▶ [Instruction]: Write out each line exactly as given. Leave the pictures out of your copy.
──────────
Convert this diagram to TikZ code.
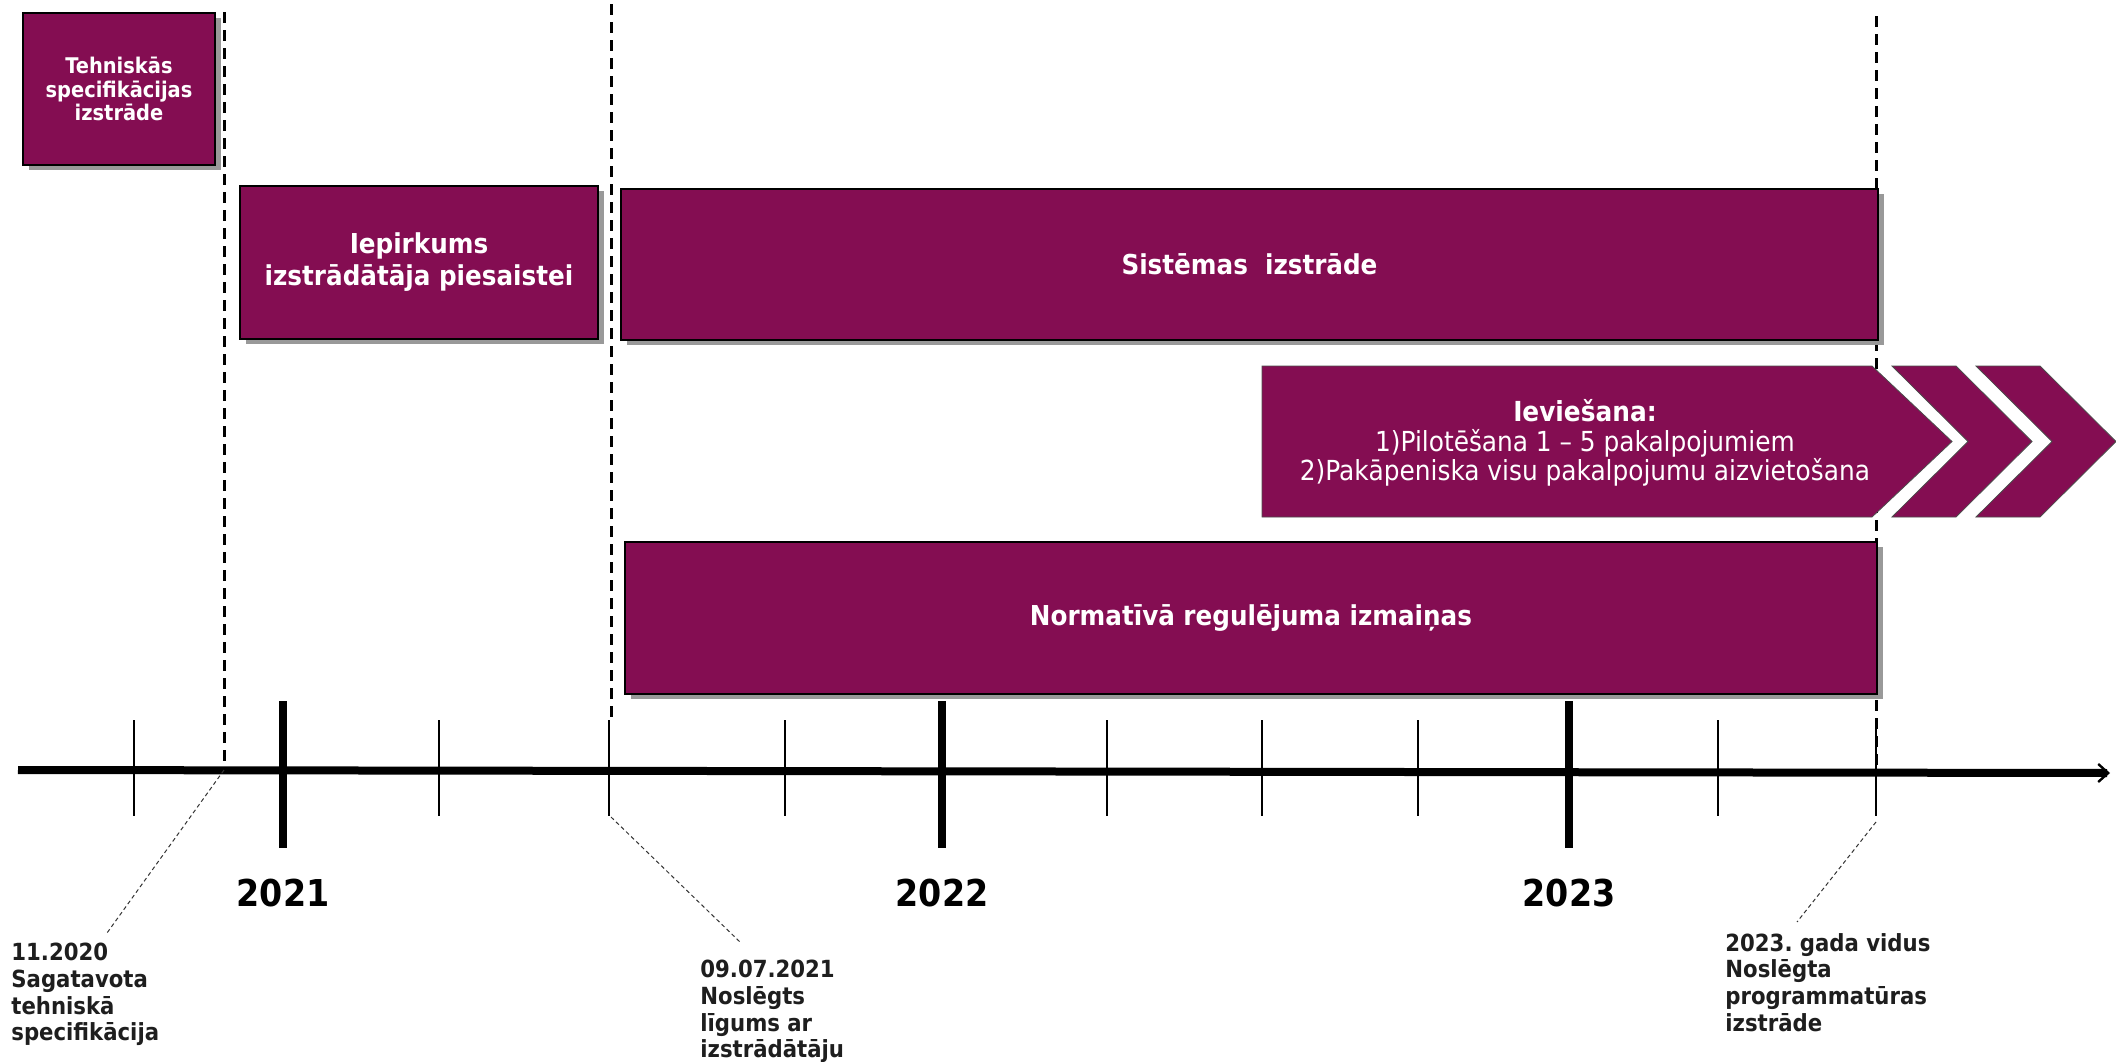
\documentclass[tikz,border=0pt]{standalone}
\usepackage{fontspec}
\setmainfont{DejaVu Sans Condensed}
\usetikzlibrary{arrows.meta,shadows}

\definecolor{plum}{HTML}{840D52}
\definecolor{ink}{HTML}{1E1E1E}

\tikzset{
  phase/.style={draw=black, line width=0.6pt, fill=plum, text=white, align=center,
    inner sep=0pt, font=\bfseries\fontsize{13.7}{16}\selectfont,
    drop shadow={shadow xshift=3pt, shadow yshift=-2.5pt, fill=black!40, opacity=1}},
  chevron/.style={draw=black!70, line width=0.4pt, fill=plum},
  cut/.style={line width=1.5pt, dash pattern=on 5.5pt off 3.5pt},
  leader/.style={line width=0.5pt, black!80, dash pattern=on 2pt off 1.5pt},
  minortick/.style={line width=1pt},
  majortick/.style={line width=4pt},
  year/.style={font=\bfseries\fontsize{18.5}{20}\selectfont},
  note/.style={anchor=north west, align=left, inner sep=0pt, text=ink,
    font=\frenchspacing\bfseries\fontsize{11.8}{13.3}\selectfont}
}

\begin{document}
\begin{tikzpicture}[x=0.5pt, y=-0.5pt]
    \useasboundingbox (0,0) rectangle (2116,1061);

    % milestones, drawn first so the bars sit on top
    \coordinate (c1) at (224,12);   \coordinate (t1) at (224,770);
    \coordinate (c2) at (611,4);    \coordinate (t2) at (611,720);
    \coordinate (c3) at (1876,16);  \coordinate (t3) at (1876,770);
    \draw[cut] (c1) -- (t1);
    \draw[cut] (c2) -- (t2);
    \draw[cut] (c3) -- (t3);

    % bars
    \node[phase, minimum width=96pt, minimum height=76pt,
          font=\bfseries\fontsize{10.8}{11.6}\selectfont] (spec) at (119,89)
          {Tehniskās\\specifikācijas\\izstrāde};
    \node[phase, minimum width=179pt, minimum height=76.5pt] (tender) at (419,262.5)
          {Iepirkums\\izstrādātāja piesaistei};
    \node[phase, minimum width=628.5pt, minimum height=75.5pt] (build) at (1249.5,264.5)
          {Sistēmas\ \ izstrāde};
    \node[phase, minimum width=626pt, minimum height=76pt] (norm) at (1251,618)
          {Normatīvā regulējuma izmaiņas};

    % rollout chevrons
    \draw[chevron] (1262,366) -- (1872,366) -- (1952,441.5) -- (1872,517) -- (1262,517) -- cycle;
    \foreach \x in {1892,1976}
        \draw[chevron] (\x,366) -- ++(64,0) -- ++(76,75.5) -- ++(-76,75.5) -- ++(-64,0) -- ++(76,-75.5) -- cycle;
    \node[text=white, align=center, font=\fontsize{13.8}{14.7}\selectfont] (rollout) at (1585,443)
          {\textbf{Ieviešana:}\\1)Pilotēšana 1 – 5 pakalpojumiem\\2)Pakāpeniska visu pakalpojumu aizvietošana};

    % time axis
    \draw[line width=4pt, -{Straight Barb[length=5pt, width=9pt, line width=1.2pt]}] (18,770) -- (2110,773);
    \foreach \x in {134,439,609,785,1107,1262,1418,1718,1876}
        \draw[minortick] (\x,720) -- (\x,816);
    \foreach \x/\yr in {283/2021,942/2022,1569/2023} {
        \draw[majortick] (\x,701) -- (\x,848);
        \node[year] (y\yr) at (\x,893) {\yr};
    }

    % milestone notes
    \node[note] (n1) at (11,943) {11.2020\\Sagatavota\\tehniskā\\specifikācija};
    \node[note] (n2) at (700,960) {09.07.2021\\Noslēgts\\līgums ar\\izstrādātāju};
    \node[note] (n3) at (1725,933) {2023. gada vidus\\Noslēgta\\programmatūras\\izstrāde};
    \coordinate (e1) at (107,933);
    \coordinate (e2) at (740,942);
    \coordinate (e3) at (1797,922);
    \coordinate (b2) at (611,817);
    \coordinate (b3) at (1876,822);
    \draw[leader] (t1) -- (e1);
    \draw[leader] (b2) -- (e2);
    \draw[leader] (b3) -- (e3);
\end{tikzpicture}
\end{document}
──────────
▶ [Solution for this problem]:
Convert this diagram to TikZ code.
\documentclass[tikz,border=0pt]{standalone}
\usepackage{fontspec}
\setmainfont{DejaVu Sans Condensed}
\usetikzlibrary{arrows.meta,shadows}

\definecolor{plum}{HTML}{840D52}
\definecolor{ink}{HTML}{1E1E1E}

\tikzset{
  phase/.style={draw=black, line width=0.6pt, fill=plum, text=white, align=center,
    inner sep=0pt, font=\bfseries\fontsize{13.7}{16}\selectfont,
    drop shadow={shadow xshift=3pt, shadow yshift=-2.5pt, fill=black!40, opacity=1}},
  chevron/.style={draw=black!70, line width=0.4pt, fill=plum},
  cut/.style={line width=1.5pt, dash pattern=on 5.5pt off 3.5pt},
  leader/.style={line width=0.5pt, black!80, dash pattern=on 2pt off 1.5pt},
  minortick/.style={line width=1pt},
  majortick/.style={line width=4pt},
  year/.style={font=\bfseries\fontsize{18.5}{20}\selectfont},
  note/.style={anchor=north west, align=left, inner sep=0pt, text=ink,
    font=\frenchspacing\bfseries\fontsize{11.8}{13.3}\selectfont}
}

\begin{document}
\begin{tikzpicture}[x=0.5pt, y=-0.5pt]
    \useasboundingbox (0,0) rectangle (2116,1061);

    % milestones, drawn first so the bars sit on top
    \coordinate (c1) at (224,12);   \coordinate (t1) at (224,770);
    \coordinate (c2) at (611,4);    \coordinate (t2) at (611,720);
    \coordinate (c3) at (1876,16);  \coordinate (t3) at (1876,770);
    \draw[cut] (c1) -- (t1);
    \draw[cut] (c2) -- (t2);
    \draw[cut] (c3) -- (t3);

    % bars
    \node[phase, minimum width=96pt, minimum height=76pt,
          font=\bfseries\fontsize{10.8}{11.6}\selectfont] (spec) at (119,89)
          {Tehniskās\\specifikācijas\\izstrāde};
    \node[phase, minimum width=179pt, minimum height=76.5pt] (tender) at (419,262.5)
          {Iepirkums\\izstrādātāja piesaistei};
    \node[phase, minimum width=628.5pt, minimum height=75.5pt] (build) at (1249.5,264.5)
          {Sistēmas\ \ izstrāde};
    \node[phase, minimum width=626pt, minimum height=76pt] (norm) at (1251,618)
          {Normatīvā regulējuma izmaiņas};

    % rollout chevrons
    \draw[chevron] (1262,366) -- (1872,366) -- (1952,441.5) -- (1872,517) -- (1262,517) -- cycle;
    \foreach \x in {1892,1976}
        \draw[chevron] (\x,366) -- ++(64,0) -- ++(76,75.5) -- ++(-76,75.5) -- ++(-64,0) -- ++(76,-75.5) -- cycle;
    \node[text=white, align=center, font=\fontsize{13.8}{14.7}\selectfont] (rollout) at (1585,443)
          {\textbf{Ieviešana:}\\1)Pilotēšana 1 – 5 pakalpojumiem\\2)Pakāpeniska visu pakalpojumu aizvietošana};

    % time axis
    \draw[line width=4pt, -{Straight Barb[length=5pt, width=9pt, line width=1.2pt]}] (18,770) -- (2110,773);
    \foreach \x in {134,439,609,785,1107,1262,1418,1718,1876}
        \draw[minortick] (\x,720) -- (\x,816);
    \foreach \x/\yr in {283/2021,942/2022,1569/2023} {
        \draw[majortick] (\x,701) -- (\x,848);
        \node[year] (y\yr) at (\x,893) {\yr};
    }

    % milestone notes
    \node[note] (n1) at (11,943) {11.2020\\Sagatavota\\tehniskā\\specifikācija};
    \node[note] (n2) at (700,960) {09.07.2021\\Noslēgts\\līgums ar\\izstrādātāju};
    \node[note] (n3) at (1725,933) {2023. gada vidus\\Noslēgta\\programmatūras\\izstrāde};
    \coordinate (e1) at (107,933);
    \coordinate (e2) at (740,942);
    \coordinate (e3) at (1797,922);
    \coordinate (b2) at (611,817);
    \coordinate (b3) at (1876,822);
    \draw[leader] (t1) -- (e1);
    \draw[leader] (b2) -- (e2);
    \draw[leader] (b3) -- (e3);
\end{tikzpicture}
\end{document}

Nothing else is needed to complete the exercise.